AMP Capital’s outlook for real assets in 2016

Tim Humphreys

Tim Humphreys

Tim Humphreys said “Next year is shaping up  to be an interesting time for financial markets as the post-Global Financial  Crisis bull market faces a key test: dealing with the US Federal Reserve’s rate  decisions. Some people believe low short-term interest rates have been positive  for financial markets and higher rates will therefore be negative. But markets are  not this simple and as long-term investors we are more focused on the long-term  borrowing cost and cost of capital.

“Much focus has been on the changes in the global oil market and the ‘lower for  longer’ crude oil environment, but our view is that we are in a ‘lower for  longer’ yield environment globally and despite an inevitable first rate hike,  we think the Fed will be cautious not to go too far as the rest of the world is  still weak.  Our view is that the strong  demand that we’ve experienced over the past decade for real assets that offer  high and sustainable yields will continue in 2016.”
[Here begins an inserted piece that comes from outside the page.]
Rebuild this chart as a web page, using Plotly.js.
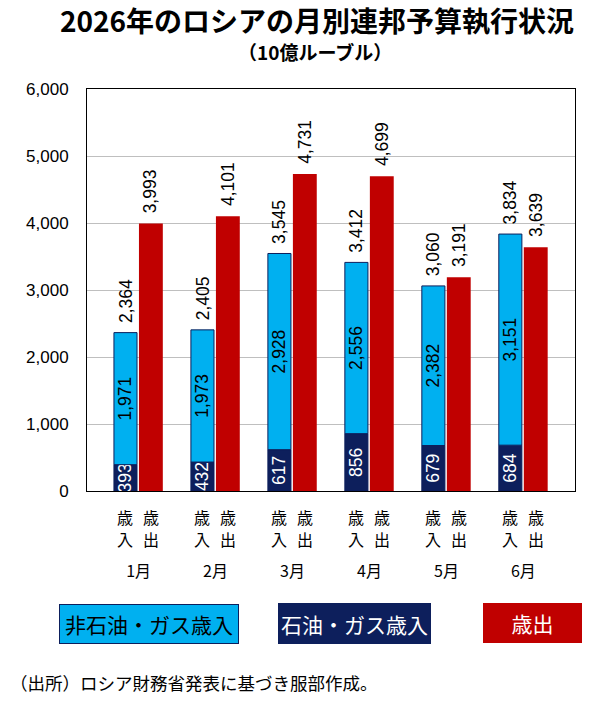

Key trends for 2016: direct real estate

AMP Capital Global Head of  Property, Carmel Hourigan said: “Unlisted commercial property still provides  a very compelling investment proposition, particularly in Australia.   While cap rates continue to compress to historically low levels, Australian  real estate remains relatively attractive compared to other global markets and  asset classes and the income return alone is very compelling. Capital markets  will continue to be the most significant driver of investment performance  during the next 12 months.  Demand (particularly from offshore investors)  for high-quality Australian real estate is insatiable.  The fall in the  Australian dollar has only served to make Australian real estate more  attractive. The big differentiator to the last cycle is the fact that it’s  generally equity, not debt, driving pricing.  However, high quality real  estate is in limited supply and hence landmark’portfolio’ transactions are  commanding a lot of interest with a lot of domestic players priced out of the  race.  With major institutional investors from Japan, China and Norway yet  to put a toe in the water in Australia, we expect capital markets to remain  deep for some time yet.

“Double-digit  returns from unlisted core funds are likely to continue for a little longer but  funds need to be positioned for the next downturn.  We have been divesting  non-core assets to ensure portfolios are defensively positioned both in terms  of asset quality and location. Going into 2016, we have a strong bias to Sydney  and Melbourne office, and high quality regional shopping centres.”

Key trends for 2016: listed real estate

AMP Capital Deputy Head of  Global Listed Real Estate James Maydew said: “Europe is extremely  attractive; it’s in the early phases of significant monetary stimulus. Hard  assets with contractual income are well positioned to benefit from this and  listed real estate fits that criteria.  We  see great opportunity in certain core German cities – due to strong  urbanisation, immigration and net household formation – and Spanish office. We  expect certain Spanish markets to have some of the fastest growing rents in the  world over the next three years.

“M&A  is also likely to ramp up in 2016 globally as US Fed rate hikes create  volatility and dislocation in the markets.   This will present companies with a strong balance sheet and cost of  capital to acquire publicly listed real estate trading at discounts to the  direct market, given the ongoing arbitrage between the private and public  markets.

“Urbanisation  and infrastructure spend in global, gateway cities is also a strong theme.  Companies with assets or development  expertise in markets positively impacted by this structural trend will continue  to benefit in 2016 as rental values grind higher. London West End, Mid/Downtown  Manhattan and Central wards of Tokyo are large beneficiaries of this momentum,  and can be accessed via retail, office and residential depending on the city or  infrastructure project.  In Japan, there  is also value in the lodging sector, given the country is preparing for the  Olympics and the Rugby World Cup during the next four years and the government  has an explicit target to increase international visitors.”